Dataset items
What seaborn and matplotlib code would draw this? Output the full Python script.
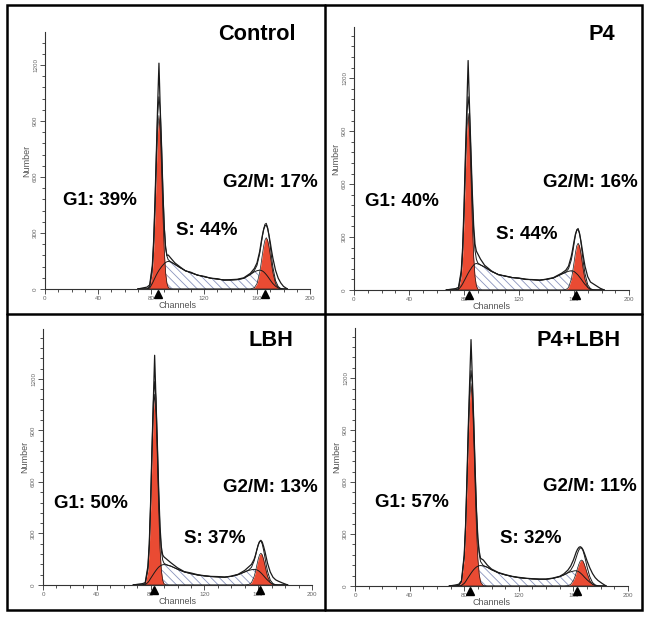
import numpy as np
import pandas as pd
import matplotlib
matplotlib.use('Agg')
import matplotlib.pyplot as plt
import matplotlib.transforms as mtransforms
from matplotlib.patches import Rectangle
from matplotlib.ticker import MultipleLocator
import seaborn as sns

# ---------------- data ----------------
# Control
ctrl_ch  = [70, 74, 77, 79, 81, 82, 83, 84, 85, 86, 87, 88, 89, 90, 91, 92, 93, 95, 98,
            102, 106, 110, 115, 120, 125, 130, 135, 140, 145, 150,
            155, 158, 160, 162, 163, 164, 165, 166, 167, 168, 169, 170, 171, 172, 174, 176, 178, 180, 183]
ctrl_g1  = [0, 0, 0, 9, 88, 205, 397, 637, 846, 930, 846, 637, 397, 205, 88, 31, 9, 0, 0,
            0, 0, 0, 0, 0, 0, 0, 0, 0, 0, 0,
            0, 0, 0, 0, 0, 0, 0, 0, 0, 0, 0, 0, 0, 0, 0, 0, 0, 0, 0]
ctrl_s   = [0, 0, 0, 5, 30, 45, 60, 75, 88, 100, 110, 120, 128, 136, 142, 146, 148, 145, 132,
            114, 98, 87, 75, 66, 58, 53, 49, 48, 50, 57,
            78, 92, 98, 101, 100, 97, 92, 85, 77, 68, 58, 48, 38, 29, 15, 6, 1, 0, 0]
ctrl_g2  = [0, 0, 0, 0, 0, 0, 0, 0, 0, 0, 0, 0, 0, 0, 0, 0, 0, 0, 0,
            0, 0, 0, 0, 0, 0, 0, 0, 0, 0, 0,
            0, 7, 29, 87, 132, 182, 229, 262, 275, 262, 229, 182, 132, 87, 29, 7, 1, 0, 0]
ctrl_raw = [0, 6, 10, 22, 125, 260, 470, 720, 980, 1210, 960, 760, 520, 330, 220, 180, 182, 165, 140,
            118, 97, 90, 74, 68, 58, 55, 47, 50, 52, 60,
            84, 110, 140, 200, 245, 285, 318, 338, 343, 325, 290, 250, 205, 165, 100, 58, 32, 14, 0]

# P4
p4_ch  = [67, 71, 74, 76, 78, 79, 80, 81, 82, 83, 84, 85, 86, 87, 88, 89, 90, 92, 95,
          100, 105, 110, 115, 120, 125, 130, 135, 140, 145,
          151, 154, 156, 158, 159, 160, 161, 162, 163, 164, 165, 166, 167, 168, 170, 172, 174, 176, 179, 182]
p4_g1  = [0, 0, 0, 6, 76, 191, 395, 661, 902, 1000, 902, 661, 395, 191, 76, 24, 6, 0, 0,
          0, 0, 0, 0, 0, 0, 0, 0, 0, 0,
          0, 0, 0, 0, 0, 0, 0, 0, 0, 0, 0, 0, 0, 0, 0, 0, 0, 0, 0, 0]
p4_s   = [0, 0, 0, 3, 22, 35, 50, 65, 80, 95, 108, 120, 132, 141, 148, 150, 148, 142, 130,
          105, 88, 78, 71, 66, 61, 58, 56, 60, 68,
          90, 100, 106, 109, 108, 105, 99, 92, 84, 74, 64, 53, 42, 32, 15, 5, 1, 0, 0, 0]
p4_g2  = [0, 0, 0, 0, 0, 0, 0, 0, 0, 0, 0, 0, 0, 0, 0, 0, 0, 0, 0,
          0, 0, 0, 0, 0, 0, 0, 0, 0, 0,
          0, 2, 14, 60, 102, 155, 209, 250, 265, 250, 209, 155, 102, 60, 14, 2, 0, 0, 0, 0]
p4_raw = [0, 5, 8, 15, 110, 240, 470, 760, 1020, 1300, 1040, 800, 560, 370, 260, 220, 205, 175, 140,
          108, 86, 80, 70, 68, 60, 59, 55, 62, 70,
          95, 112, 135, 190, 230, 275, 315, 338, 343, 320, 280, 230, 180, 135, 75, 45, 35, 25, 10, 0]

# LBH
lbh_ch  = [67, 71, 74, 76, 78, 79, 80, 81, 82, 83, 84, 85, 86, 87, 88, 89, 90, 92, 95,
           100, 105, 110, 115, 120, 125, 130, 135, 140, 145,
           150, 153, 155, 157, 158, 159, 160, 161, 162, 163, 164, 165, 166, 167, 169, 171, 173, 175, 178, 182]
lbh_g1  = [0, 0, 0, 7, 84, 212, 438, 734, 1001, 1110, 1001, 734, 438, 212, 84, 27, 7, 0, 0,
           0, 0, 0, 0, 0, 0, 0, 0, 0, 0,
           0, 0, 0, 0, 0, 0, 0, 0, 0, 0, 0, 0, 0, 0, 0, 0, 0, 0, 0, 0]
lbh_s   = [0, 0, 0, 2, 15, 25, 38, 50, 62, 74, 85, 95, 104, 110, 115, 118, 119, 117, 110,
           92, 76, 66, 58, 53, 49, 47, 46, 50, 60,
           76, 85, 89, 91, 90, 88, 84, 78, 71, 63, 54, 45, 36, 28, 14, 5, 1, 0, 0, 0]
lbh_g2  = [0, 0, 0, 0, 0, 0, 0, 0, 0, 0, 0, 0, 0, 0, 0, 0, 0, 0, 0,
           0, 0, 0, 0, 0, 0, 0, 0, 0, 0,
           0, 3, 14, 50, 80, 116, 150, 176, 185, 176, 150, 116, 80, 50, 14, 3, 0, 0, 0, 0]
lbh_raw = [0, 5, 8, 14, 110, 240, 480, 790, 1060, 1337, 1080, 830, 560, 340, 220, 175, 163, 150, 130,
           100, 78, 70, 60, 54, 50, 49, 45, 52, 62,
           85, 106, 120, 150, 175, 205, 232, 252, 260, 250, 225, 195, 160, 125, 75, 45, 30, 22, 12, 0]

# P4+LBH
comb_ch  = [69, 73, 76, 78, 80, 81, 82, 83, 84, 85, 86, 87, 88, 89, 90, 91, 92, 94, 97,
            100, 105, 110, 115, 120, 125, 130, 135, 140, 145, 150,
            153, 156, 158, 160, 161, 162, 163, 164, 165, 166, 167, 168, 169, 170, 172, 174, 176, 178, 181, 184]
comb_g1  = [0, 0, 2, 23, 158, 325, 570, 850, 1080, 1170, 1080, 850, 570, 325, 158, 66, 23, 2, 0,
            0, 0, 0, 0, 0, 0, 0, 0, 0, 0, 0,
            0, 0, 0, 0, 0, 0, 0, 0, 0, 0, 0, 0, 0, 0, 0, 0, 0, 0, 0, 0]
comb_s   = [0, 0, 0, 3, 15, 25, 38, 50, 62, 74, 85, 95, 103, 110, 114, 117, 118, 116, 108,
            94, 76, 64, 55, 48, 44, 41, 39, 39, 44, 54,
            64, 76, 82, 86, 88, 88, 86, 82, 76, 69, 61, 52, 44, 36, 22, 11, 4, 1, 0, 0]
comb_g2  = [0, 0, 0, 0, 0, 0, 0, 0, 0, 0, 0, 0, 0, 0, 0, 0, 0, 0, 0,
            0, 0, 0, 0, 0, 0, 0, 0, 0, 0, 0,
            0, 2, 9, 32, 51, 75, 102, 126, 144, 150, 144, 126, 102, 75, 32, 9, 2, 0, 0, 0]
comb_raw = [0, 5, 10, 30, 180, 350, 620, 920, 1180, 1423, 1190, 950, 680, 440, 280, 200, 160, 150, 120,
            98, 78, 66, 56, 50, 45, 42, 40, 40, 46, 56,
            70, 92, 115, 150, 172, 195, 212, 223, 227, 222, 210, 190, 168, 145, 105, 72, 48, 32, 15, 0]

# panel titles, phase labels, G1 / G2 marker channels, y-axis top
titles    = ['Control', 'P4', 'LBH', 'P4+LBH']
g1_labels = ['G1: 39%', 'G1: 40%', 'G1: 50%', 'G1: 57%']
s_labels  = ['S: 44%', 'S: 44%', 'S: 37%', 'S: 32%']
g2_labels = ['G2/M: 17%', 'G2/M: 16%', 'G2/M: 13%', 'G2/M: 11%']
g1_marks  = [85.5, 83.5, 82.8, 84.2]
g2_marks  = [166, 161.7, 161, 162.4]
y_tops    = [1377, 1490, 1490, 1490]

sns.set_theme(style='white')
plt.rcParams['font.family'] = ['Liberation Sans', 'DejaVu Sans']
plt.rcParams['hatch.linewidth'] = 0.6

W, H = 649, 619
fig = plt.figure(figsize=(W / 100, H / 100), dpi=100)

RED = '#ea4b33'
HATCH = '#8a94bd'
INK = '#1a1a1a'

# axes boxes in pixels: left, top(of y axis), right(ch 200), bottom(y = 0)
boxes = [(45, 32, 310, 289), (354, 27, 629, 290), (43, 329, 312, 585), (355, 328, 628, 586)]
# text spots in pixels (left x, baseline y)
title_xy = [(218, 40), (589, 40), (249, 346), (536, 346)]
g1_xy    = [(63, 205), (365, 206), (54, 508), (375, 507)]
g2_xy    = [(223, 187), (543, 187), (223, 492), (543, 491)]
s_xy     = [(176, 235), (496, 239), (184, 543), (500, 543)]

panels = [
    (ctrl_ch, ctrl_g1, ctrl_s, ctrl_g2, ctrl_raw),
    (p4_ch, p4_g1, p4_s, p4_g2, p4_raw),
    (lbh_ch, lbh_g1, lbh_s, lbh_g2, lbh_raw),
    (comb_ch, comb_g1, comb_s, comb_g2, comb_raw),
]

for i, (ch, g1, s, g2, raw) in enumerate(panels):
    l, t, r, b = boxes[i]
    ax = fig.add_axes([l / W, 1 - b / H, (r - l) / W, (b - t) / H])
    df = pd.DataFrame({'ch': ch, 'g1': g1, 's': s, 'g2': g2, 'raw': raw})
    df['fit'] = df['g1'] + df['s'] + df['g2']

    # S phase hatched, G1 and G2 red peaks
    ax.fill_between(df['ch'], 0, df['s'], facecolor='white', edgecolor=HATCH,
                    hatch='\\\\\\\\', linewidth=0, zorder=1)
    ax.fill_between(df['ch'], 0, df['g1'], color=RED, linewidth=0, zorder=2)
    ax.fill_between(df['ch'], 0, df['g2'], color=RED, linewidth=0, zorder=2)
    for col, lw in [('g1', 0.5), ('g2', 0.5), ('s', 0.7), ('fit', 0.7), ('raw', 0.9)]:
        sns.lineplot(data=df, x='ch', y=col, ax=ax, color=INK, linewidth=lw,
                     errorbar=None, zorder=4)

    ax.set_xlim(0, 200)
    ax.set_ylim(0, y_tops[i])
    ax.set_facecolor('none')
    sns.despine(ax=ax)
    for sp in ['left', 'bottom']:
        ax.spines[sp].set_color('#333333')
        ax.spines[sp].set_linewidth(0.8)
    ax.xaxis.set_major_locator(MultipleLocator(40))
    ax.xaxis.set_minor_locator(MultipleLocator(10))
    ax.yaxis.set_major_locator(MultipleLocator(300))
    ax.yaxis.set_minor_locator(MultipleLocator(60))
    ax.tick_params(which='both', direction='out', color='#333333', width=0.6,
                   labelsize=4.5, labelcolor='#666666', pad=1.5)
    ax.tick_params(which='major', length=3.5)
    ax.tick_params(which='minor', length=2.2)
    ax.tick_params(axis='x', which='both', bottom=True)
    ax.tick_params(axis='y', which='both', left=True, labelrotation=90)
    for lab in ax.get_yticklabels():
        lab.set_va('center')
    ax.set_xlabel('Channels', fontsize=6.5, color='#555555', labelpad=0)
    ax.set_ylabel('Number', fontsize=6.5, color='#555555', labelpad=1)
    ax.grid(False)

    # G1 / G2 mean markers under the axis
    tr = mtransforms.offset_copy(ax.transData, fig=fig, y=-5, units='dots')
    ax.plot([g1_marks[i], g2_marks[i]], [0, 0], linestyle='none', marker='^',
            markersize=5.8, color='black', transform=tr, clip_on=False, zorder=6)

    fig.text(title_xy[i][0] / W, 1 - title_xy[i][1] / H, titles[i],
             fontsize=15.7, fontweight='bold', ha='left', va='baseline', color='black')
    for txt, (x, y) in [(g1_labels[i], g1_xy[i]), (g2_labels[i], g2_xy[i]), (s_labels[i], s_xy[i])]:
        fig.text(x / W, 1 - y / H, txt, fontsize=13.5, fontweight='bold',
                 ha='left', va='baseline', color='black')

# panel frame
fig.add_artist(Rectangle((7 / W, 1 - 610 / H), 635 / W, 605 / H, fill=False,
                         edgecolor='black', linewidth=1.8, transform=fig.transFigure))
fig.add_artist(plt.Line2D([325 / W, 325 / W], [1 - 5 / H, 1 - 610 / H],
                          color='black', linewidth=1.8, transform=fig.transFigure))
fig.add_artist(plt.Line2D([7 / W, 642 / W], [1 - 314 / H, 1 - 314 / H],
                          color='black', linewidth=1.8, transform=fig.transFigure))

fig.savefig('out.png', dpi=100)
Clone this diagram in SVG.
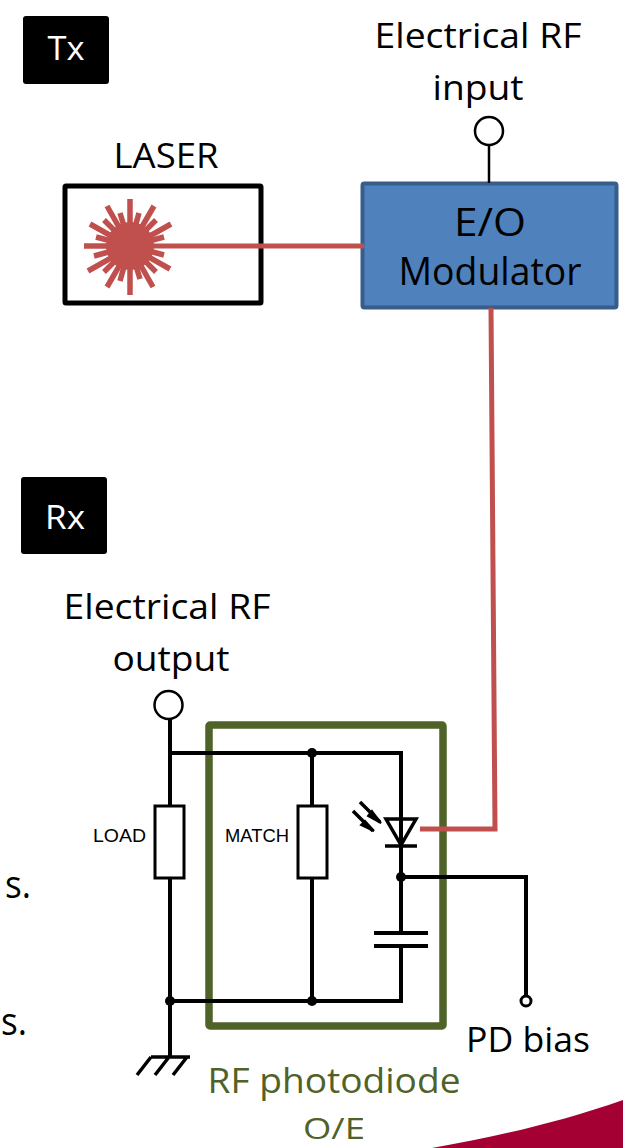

- **Work to complete**
Write only the number of lines in the data above that include "this".

- **Worked answer**
2